Fact Check: Canadian Digital Advertisers Face a 2.5% Surcharge Due to New Tax Policies
What We Know
The claim that Canadian digital advertisers face a 2.5% surcharge due to new tax policies is rooted in the implementation of Canada's Digital Services Tax (DST). This tax, which is set at a rate of 3%, applies to revenue generated from Canadian-source digital services, including online advertising, social media, and user data services. It is aimed at both foreign and Canadian firms with substantial global revenues (over €750 million) and significant Canadian digital service revenue (over $20 million annually) (Digital Services Tax Act (Canada)).
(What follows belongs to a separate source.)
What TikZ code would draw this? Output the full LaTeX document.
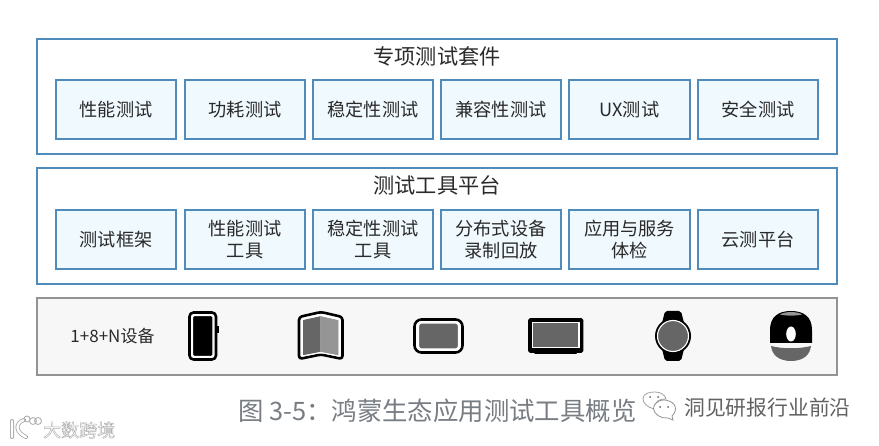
\documentclass[tikz,border=0pt]{standalone}
\usepackage{fontspec}
\setmainfont{Noto Sans CJK SC}
\usetikzlibrary{calc}
\definecolor{edgeblue}{HTML}{4F8CBC}
\definecolor{cellfill}{HTML}{F0F9FE}
\definecolor{inktext}{HTML}{2A2A2A}
\definecolor{capgray}{HTML}{777D83}
\definecolor{markgray}{HTML}{626262}
\definecolor{icongray}{HTML}{666666}
\definecolor{iconlight}{HTML}{959595}
\tikzset{
  x=1pt,y=-1pt,
  panel/.style={draw=edgeblue,line width=1.8pt,fill=white,minimum width=800pt,anchor=north west,inner sep=0pt,outer sep=0pt},
  cell/.style={draw=edgeblue,line width=1.5pt,fill=cellfill,minimum width=120pt,minimum height=59pt,anchor=north west,inner sep=0pt,outer sep=0pt,align=center,font=\fontsize{18.2}{22}\selectfont,text=inktext},
  paneltitle/.style={font=\fontsize{21.2}{24}\selectfont,text=inktext},
  shell/.style={draw=black,line width=2.6pt,fill=white,line join=round},
  caption/.style={font=\fontsize{25.4}{28}\selectfont,text=capgray,anchor=west,inner sep=0pt},
}
\begin{document}
\begin{tikzpicture}
\useasboundingbox (0,0) rectangle (879,446);
\fill[white] (0,0) rectangle (879,446);
% Panel 1
\node[panel,minimum height=115pt] (p1) at (37,39) {};
\node[paneltitle] (t1) at (437,56.5) {专项测试套件};
\node[cell] (a1) at (56,80) {性能测试};
\node[cell] (a2) at (185,80) {功耗测试};
\node[cell] (a3) at (313,80) {稳定性测试};
\node[cell] (a4) at (441,80) {兼容性测试};
\node[cell,minimum width=121pt] (a5) at (569,80) {UX测试};
\node[cell] (a6) at (698,80) {安全测试};
% Panel 2
\node[panel,minimum height=116pt] (p2) at (37,168) {};
\node[paneltitle] (t2) at (437,185.5) {测试工具平台};
\node[cell] (b1) at (56,210) {测试框架};
\node[cell] (b2) at (185,210) {性能测试\\工具};
\node[cell] (b3) at (313,210) {稳定性测试\\工具};
\node[cell] (b4) at (441,210) {分布式设备\\录制回放};
\node[cell,minimum width=121pt] (b5) at (569,210) {应用与服务\\体检};
\node[cell] (b6) at (698,210) {云测平台};
% Panel 3
\node[panel,draw=gray!85,fill=black!3,minimum height=77pt] (p3) at (37,298) {};
\node[font=\fontsize{17}{20}\selectfont,text=inktext] (devs) at (112.5,336) {1+8+N设备};
% phone
\draw[shell,rounded corners=4pt] (189.5,312.5) rectangle (216,359.5);
\fill[black] (216,326) rectangle (218.5,333);
\draw[white,fill=black,line width=1.1pt,rounded corners=1.5pt] (192.5,315.5) rectangle (213,356.5);
% foldable
\draw[shell,rounded corners=3pt] (299,317) -- (321,312) -- (342.5,317) -- (342.5,359) -- (321,354.5) -- (299,359) -- cycle;
\fill[icongray] (303,320) -- (320.5,316) -- (320.5,352) -- (303,355.5) -- cycle;
\fill[iconlight] (320.5,316) -- (338.5,320) -- (338.5,355.5) -- (320.5,352) -- cycle;
\draw[white,line width=1pt,line join=round] (302,319.5) -- (320.5,315.5) -- (339,319.5) -- (339,356) -- (320.5,352.5) -- (302,356) -- cycle;
% tablet
\draw[shell,rounded corners=7pt] (414.5,319.5) rectangle (462.5,352.5);
\draw[white,fill=icongray,line width=1.1pt,rounded corners=3pt] (418.5,323) rectangle (458.5,349);
% screen
\draw[shell,fill=black,line join=miter,rounded corners=1pt] (529.5,319.5) rectangle (582,351.5);
\fill[black,rounded corners=1pt] (534,350) rectangle (577,354);
\draw[white,fill=icongray,line width=1.3pt] (532.5,322.5) rectangle (579,347.5);
% watch
\fill[black,rounded corners=2pt] (665,311) -- (681,311) -- (684,323) -- (684,349) -- (681,361) -- (665,361) -- (662,349) -- (662,323) -- cycle;
\fill[black] (673,336) circle[radius=18];
\draw[white,fill=icongray,line width=1.1pt] (673,336) circle[radius=15.5];
% speaker
\fill[black] (770,343) -- (770,330) .. controls (770,317) and (778,311) .. (791,311) .. controls (804,311) and (812,317) .. (812,330) -- (812,343) -- cycle;
\fill[iconlight] (780,314.5) .. controls (785,311.2) and (797,311.2) .. (802,314.5) .. controls (796,316) and (786,316) .. (780,314.5) -- cycle;
\fill[icongray] (771,346) .. controls (782,349) and (800,349) .. (811,346) .. controls (810,355) and (803,361) .. (791,361) .. controls (779,361) and (772,355) .. (771,346) -- cycle;
\fill[white] (791,334) ellipse[x radius=4.8,y radius=7.5];
% Caption
\node[caption] (cap) at (238,410.5) {图 3-5：鸿蒙生态应用测试工具概览};
% WeChat mark
\draw[markgray!60,line width=.8pt,fill=white] (654,409) .. controls (647,407) and (643,403) .. (643,399) .. controls (643,393) and (650,392) .. (655,392) .. controls (661,392) and (665,395) .. (666,399) .. controls (660,398) and (653,403) .. (654,409) -- cycle;
\draw[markgray!70,line width=.8pt,fill=white] (659,401) .. controls (665,398) and (676,402) .. (675.5,409) .. controls (675,413) and (673,415) .. (672,416) -- (673,420) -- (668,418) .. controls (661,419) and (654,414) .. (653.5,409) .. controls (653.5,405) and (656,403) .. (659,401) -- cycle;
\fill[markgray] (650,397) circle[radius=1] (658,397) circle[radius=1] (660,407) circle[radius=1] (668,407) circle[radius=1];
\node[font=\fontsize{20.8}{24}\selectfont,text=markgray,anchor=west,inner sep=0pt] (mark) at (684,408) {洞见研报行业前沿};
% Bottom-left watermark
\draw[black!35,line width=4pt,line cap=round] (12,421) -- (12,437) (24,420) .. controls (15,423) and (15,432) .. (26,437);
\draw[white,line width=2.4pt,line cap=round] (12,421) -- (12,437) (24,420) .. controls (15,423) and (15,432) .. (26,437);
\draw[black!30,line width=.9pt] (27,419) circle[radius=3] (33,421) circle[radius=3.5] (38,421) circle[radius=3.5];
\node[font=\fontsize{18}{22}\selectfont,anchor=west,inner sep=0pt] (brand) at (43,430) {\special{pdf:code 2 Tr 0.45 w 0.68 G 1 g}大数跨境\special{pdf:code 0 Tr}};
\end{tikzpicture}
\end{document}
As a direct response to this tax, Google announced that it would implement a 2.5% surcharge on ads served in Canada starting October 1, 2024. This surcharge is intended to cover the costs associated with the DST and will be reflected as a separate line item on advertisers' invoices (Google instates 2.5% Tax for Advertisers in Canada). The DST is retroactive to January 1, 2022, with the first payments due by June 30, 2025 (Digital Services Tax Act (Canada)).
Analysis
The assertion that Canadian digital advertisers will incur a 2.5% surcharge is accurate, but it is essential to clarify the context. The surcharge is specifically implemented by Google as a direct response to the DST, which is a 3% tax on revenues from Canadian digital services. Therefore, while the claim highlights the 2.5% surcharge, it does not mention that the DST itself is higher at 3%.
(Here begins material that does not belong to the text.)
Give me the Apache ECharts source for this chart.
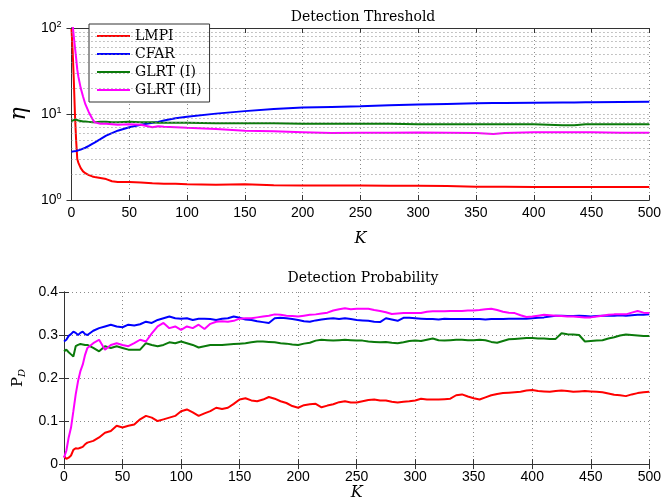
<!DOCTYPE html>
<html>
<head>
<meta charset="utf-8">
<script src="https://cdn.jsdelivr.net/npm/echarts@6/dist/echarts.min.js"></script>
<style>html,body{margin:0;padding:0;background:#fff}#c{width:664px;height:502px}</style>
</head>
<body>
<div id="c"></div>
<script>
// ---------- data ----------
const seriesNames = ['LMPI', 'CFAR', 'GLRT (I)', 'GLRT (II)'];
const titles = ['Detection Threshold', 'Detection Probability'];
const xTicks = [0, 50, 100, 150, 200, 250, 300, 350, 400, 450, 500];
const yTopTicks = [1, 10, 100];
const yTopMinor = [2, 3, 4, 5, 6, 7, 8, 9, 20, 30, 40, 50, 60, 70, 80, 90];
const yBotTicks = [0, 0.1, 0.2, 0.3, 0.4];

// top plot (threshold eta, log scale)
const kTop = [0,1,2,3,4,5,6,8,10,12,15,18,20,25,30,35,40,50,60,70,75,80,90,100,125,150,175,200,225,250,275,300,325,350,365,375,400,425,435,445,450,475,500];
const etaLMPI = [98,55,25,10,5,3.0,2.7,2.35,2.15,2.05,1.95,1.88,1.85,1.8,1.75,1.65,1.62,1.62,1.6,1.57,1.56,1.55,1.54,1.52,1.5,1.52,1.48,1.47,1.47,1.47,1.46,1.46,1.45,1.43,1.43,1.43,1.42,1.42,1.42,1.42,1.42,1.42,1.42];
const etaCFAR = [3.65,3.66,3.68,3.7,3.72,3.75,3.78,3.85,3.95,4.05,4.25,4.5,4.65,5.1,5.6,6.0,6.4,7.0,7.5,7.9,8.1,8.4,8.9,9.3,10.1,10.8,11.4,11.9,12.1,12.3,12.6,12.9,13.1,13.3,13.4,13.4,13.5,13.6,13.6,13.7,13.7,13.8,13.9];
const etaGLRT1 = [8.3,8.4,8.5,8.4,8.6,8.5,8.4,8.3,8.2,8.2,8.1,8.0,8.0,8.1,8.1,8.0,8.0,8.1,8.0,8.0,7.9,7.9,7.9,7.9,7.8,7.8,7.8,7.7,7.7,7.7,7.7,7.6,7.6,7.6,7.6,7.6,7.6,7.4,7.4,7.6,7.6,7.6,7.6];
const etaGLRT2 = [130,110,80,60,45,33,27,20,16,13,10.5,8.8,8.0,7.7,7.7,7.6,7.5,7.6,7.5,7.0,7.2,7.1,7.0,6.9,6.7,6.4,6.3,6.15,6.0,6.05,6.05,6.1,6.05,6.0,5.85,6.0,6.15,6.15,6.15,6.15,6.15,6.05,6.05];

// bottom plot (detection probability)
const kBot = [0,2,4,6,8,10,12,14,16,18,
  20,25,30,35,40,45,50,55,60,65,
  70,75,80,85,90,95,100,105,110,115,
  120,125,130,135,140,145,150,155,160,165,
  170,175,180,185,190,195,200,205,210,215,
  220,225,230,235,240,245,250,255,260,265,
  270,275,280,285,290,295,300,305,310,315,
  320,325,330,335,340,345,350,355,360,365,
  370,375,380,385,390,395,400,405,410,415,
  420,425,430,435,440,445,450,455,460,465,
  470,475,480,485,490,495,500];
const pdLMPI = [0.019,0.012,0.015,0.020,0.033,0.037,0.036,0.038,0.040,0.046,
  0.050,0.054,0.062,0.073,0.077,0.089,0.085,0.089,0.092,0.104,
  0.112,0.108,0.100,0.104,0.108,0.112,0.123,0.127,0.120,0.112,
  0.118,0.123,0.131,0.128,0.131,0.140,0.150,0.153,0.148,0.146,
  0.150,0.156,0.152,0.146,0.142,0.135,0.131,0.137,0.139,0.140,
  0.132,0.136,0.139,0.144,0.146,0.143,0.143,0.146,0.149,0.150,
  0.148,0.148,0.145,0.143,0.145,0.146,0.148,0.152,0.150,0.150,
  0.150,0.151,0.152,0.160,0.162,0.157,0.153,0.150,0.155,0.160,
  0.163,0.165,0.166,0.167,0.168,0.171,0.172,0.170,0.169,0.168,
  0.170,0.171,0.170,0.168,0.169,0.170,0.169,0.168,0.167,0.164,
  0.161,0.160,0.158,0.162,0.165,0.167,0.168];
const pdCFAR = [0.285,0.289,0.298,0.302,0.308,0.305,0.300,0.305,0.308,0.302,
  0.300,0.310,0.316,0.320,0.324,0.320,0.318,0.324,0.322,0.325,
  0.331,0.328,0.335,0.339,0.343,0.339,0.338,0.339,0.335,0.338,
  0.338,0.337,0.335,0.338,0.339,0.343,0.340,0.336,0.335,0.332,
  0.330,0.328,0.339,0.340,0.339,0.337,0.335,0.332,0.331,0.334,
  0.336,0.338,0.339,0.337,0.339,0.337,0.335,0.334,0.333,0.331,
  0.330,0.339,0.336,0.333,0.340,0.340,0.339,0.338,0.337,0.337,
  0.336,0.338,0.337,0.337,0.337,0.337,0.337,0.337,0.336,0.337,
  0.337,0.337,0.338,0.338,0.338,0.338,0.339,0.340,0.341,0.343,
  0.345,0.345,0.344,0.344,0.345,0.344,0.343,0.344,0.345,0.345,
  0.345,0.346,0.345,0.346,0.347,0.347,0.348];
const pdGLRT1 = [0.262,0.266,0.260,0.255,0.250,0.274,0.277,0.279,0.278,0.277,
  0.277,0.270,0.262,0.274,0.270,0.274,0.270,0.266,0.266,0.266,
  0.281,0.277,0.274,0.277,0.283,0.281,0.285,0.281,0.277,0.271,
  0.274,0.277,0.277,0.277,0.278,0.279,0.280,0.281,0.283,0.285,
  0.285,0.284,0.283,0.281,0.280,0.278,0.277,0.280,0.282,0.287,
  0.289,0.288,0.287,0.288,0.289,0.288,0.287,0.287,0.285,0.284,
  0.283,0.284,0.282,0.281,0.283,0.286,0.287,0.286,0.289,0.292,
  0.288,0.287,0.288,0.289,0.289,0.288,0.288,0.289,0.288,0.284,
  0.282,0.286,0.290,0.291,0.292,0.293,0.293,0.292,0.292,0.291,
  0.291,0.304,0.302,0.301,0.300,0.285,0.286,0.287,0.288,0.292,
  0.295,0.299,0.301,0.300,0.299,0.298,0.298];
const pdGLRT2 = [0.015,0.031,0.062,0.085,0.123,0.162,0.193,0.216,0.231,0.254,
  0.270,0.281,0.289,0.266,0.277,0.281,0.277,0.274,0.281,0.289,
  0.285,0.304,0.320,0.328,0.316,0.320,0.312,0.320,0.316,0.324,
  0.314,0.326,0.331,0.332,0.331,0.333,0.338,0.339,0.339,0.341,
  0.343,0.345,0.348,0.347,0.345,0.344,0.343,0.345,0.347,0.348,
  0.350,0.352,0.357,0.360,0.362,0.360,0.361,0.361,0.361,0.358,
  0.356,0.353,0.349,0.350,0.351,0.351,0.351,0.351,0.354,0.355,
  0.355,0.355,0.356,0.356,0.356,0.357,0.357,0.358,0.360,0.361,
  0.358,0.354,0.352,0.351,0.346,0.342,0.343,0.345,0.347,0.346,
  0.345,0.344,0.343,0.343,0.342,0.341,0.341,0.343,0.345,0.347,
  0.348,0.348,0.348,0.352,0.356,0.352,0.351];

// ---------- styling ----------
const colors = ['#ff0000', '#0000ff', '#0b7a0b', '#ff00ff'];
const SERIF = '"DejaVu Serif", "Liberation Serif", serif';
const SANS = '"Liberation Sans", Arial, sans-serif';
const dotted = { color: '#8a8a8a', type: [1, 3], width: 1 };
const gridLine = { show: true, lineStyle: dotted };
const axisLineStyle = { show: true, lineStyle: { color: '#333', width: 1 } };
const tickIn = { show: true, inside: true, length: 5, lineStyle: { color: '#333' } };

const topData = [etaLMPI, etaCFAR, etaGLRT1, etaGLRT2];
const botData = [pdLMPI, pdCFAR, pdGLRT1, pdGLRT2];

function xAx(grid, pos, main, nameGap) {
  return {
    type: 'value', gridIndex: grid, position: pos, min: xTicks[0], max: xTicks[xTicks.length - 1], interval: 50,
    axisLine: axisLineStyle, axisTick: tickIn,
    axisLabel: main ? { show: true, color: '#000', fontSize: 14, fontFamily: SANS, margin: 6 } : { show: false },
    splitLine: main ? gridLine : { show: false },
    name: main ? 'K' : '', nameLocation: 'middle', nameGap: nameGap,
    nameTextStyle: { fontFamily: SERIF, fontStyle: 'italic', fontSize: 16, color: '#000' }
  };
}

const option = {
  animation: false,
  backgroundColor: '#fff',
  title: [
    { text: titles[0], left: 358, top: 5, textAlign: 'center',
      textStyle: { fontFamily: SERIF, fontWeight: 'normal', fontSize: 14, color: '#000' } },
    { text: titles[1], left: 358, top: 266, textAlign: 'center',
      textStyle: { fontFamily: SERIF, fontWeight: 'normal', fontSize: 14, color: '#000' } }
  ],
  legend: {
    data: seriesNames, orient: 'vertical', left: 89, top: 24,
    icon: 'rect', itemWidth: 33, itemHeight: 2, itemGap: 2,
    padding: [4, 8, 4, 8],
    backgroundColor: '#fff', borderColor: '#333', borderWidth: 1,
    textStyle: { fontFamily: SERIF, fontSize: 14, color: '#000', lineHeight: 16 }
  },
  grid: [
    { left: 64, top: 28, width: 588, height: 172, containLabel: false },
    { left: 64, top: 292, width: 588, height: 173, containLabel: false }
  ],
  xAxis: [
    xAx(0, 'bottom', true, 31),
    xAx(1, 'bottom', true, 20),
    xAx(0, 'top', false, 0),
    xAx(1, 'top', false, 0)
  ],
  yAxis: [
    { type: 'log', gridIndex: 0, position: 'left', logBase: 10, min: yTopTicks[0], max: yTopTicks[2], interval: 1,
      axisLine: axisLineStyle, axisTick: tickIn, splitLine: gridLine,
      axisLabel: { color: '#000', margin: 10, fontFamily: SANS,
        formatter: v => '{b|10}{s|' + Math.round(Math.log10(v)) + '}',
        rich: { b: { fontSize: 14, fontFamily: SANS, color: '#000', lineHeight: 16 },
                s: { fontSize: 9, fontFamily: SANS, color: '#000', lineHeight: 8, verticalAlign: 'top' } } },
      name: 'η', nameLocation: 'middle', nameRotate: 90, nameGap: 37,
      nameTextStyle: { fontFamily: SERIF, fontStyle: 'italic', fontSize: 22, color: '#000' } },
    { type: 'value', gridIndex: 1, position: 'left', min: yBotTicks[0], max: yBotTicks[4], interval: 0.1,
      axisLine: axisLineStyle, axisTick: tickIn, splitLine: gridLine,
      axisLabel: { color: '#000', fontSize: 14, fontFamily: SANS, margin: 6 },
      name: '{p|P}{d|D}', nameLocation: 'middle', nameRotate: 90, nameGap: 37,
      nameTextStyle: { color: '#000',
        rich: { p: { fontFamily: SERIF, fontSize: 15, lineHeight: 18, color: '#000' },
                d: { fontFamily: SERIF, fontStyle: 'italic', fontSize: 10, lineHeight: 10, verticalAlign: 'bottom', color: '#000' } } } },
    { type: 'log', gridIndex: 0, position: 'right', logBase: 10, min: 1, max: 100, interval: 1,
      axisLine: axisLineStyle, axisTick: tickIn, axisLabel: { show: false }, splitLine: { show: false } },
    { type: 'value', gridIndex: 1, position: 'right', min: 0, max: 0.4, interval: 0.1,
      axisLine: axisLineStyle, axisTick: tickIn, axisLabel: { show: false }, splitLine: { show: false } }
  ],
  series: []
};

seriesNames.forEach((name, i) => {
  const s = {
    type: 'line', name: name, xAxisIndex: 0, yAxisIndex: 0, z: 3,
    data: kTop.map((k, j) => [k, topData[i][j]]),
    showSymbol: false, symbol: 'none', clip: true,
    lineStyle: { color: colors[i], width: 2 }, itemStyle: { color: colors[i] }
  };
  if (i === 0) {
    // minor log gridlines (top panel)
    s.markLine = { silent: true, symbol: 'none', label: { show: false }, animation: false,
      lineStyle: dotted, emphasis: { disabled: true },
      data: yTopMinor.map(v => ({ yAxis: v })) };
  }
  option.series.push(s);
});
seriesNames.forEach((name, i) => {
  option.series.push({
    type: 'line', name: name, xAxisIndex: 1, yAxisIndex: 1, z: 3,
    data: kBot.map((k, j) => [k, botData[i][j]]),
    showSymbol: false, symbol: 'none', clip: true,
    lineStyle: { color: colors[i], width: 2 }, itemStyle: { color: colors[i] }
  });
});

const chart = echarts.init(document.getElementById('c'), null, { renderer: 'canvas' });
chart.setOption(option);
</script>
</body>
</html>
The reliability of the sources is generally strong. The information regarding the DST comes from the official Digital Services Tax Act, which provides a comprehensive overview of the tax's structure and implications. Google's announcement about the surcharge is corroborated by multiple sources, including industry analyses (Canada Digital Services Tax Surcharge I How It Affects Ad Spend, Google to charge advertisers for Canada's digital services tax). These sources are credible as they report on official statements and legislative documents.
However, there is a potential bias in the interpretation of the surcharge's impact. Critics of the DST, including the Canadian Chamber of Commerce, argue that such taxes could lead to increased costs for consumers and businesses (Google to charge advertisers for Canada's digital services tax). This perspective may influence how the surcharge is perceived, suggesting that it could be viewed as part of a broader economic impact rather than just a straightforward tax increase.
Conclusion
The claim that Canadian digital advertisers face a 2.5% surcharge due to new tax policies is Partially True. While it is accurate that Google will implement a 2.5% surcharge in response to the DST, it is important to note that the DST itself is a 3% tax. The surcharge reflects the additional costs imposed by this tax, thus making the overall situation more complex than the claim suggests. The claim could mislead readers into thinking the surcharge is the only new cost when, in fact, it is part of a larger tax framework.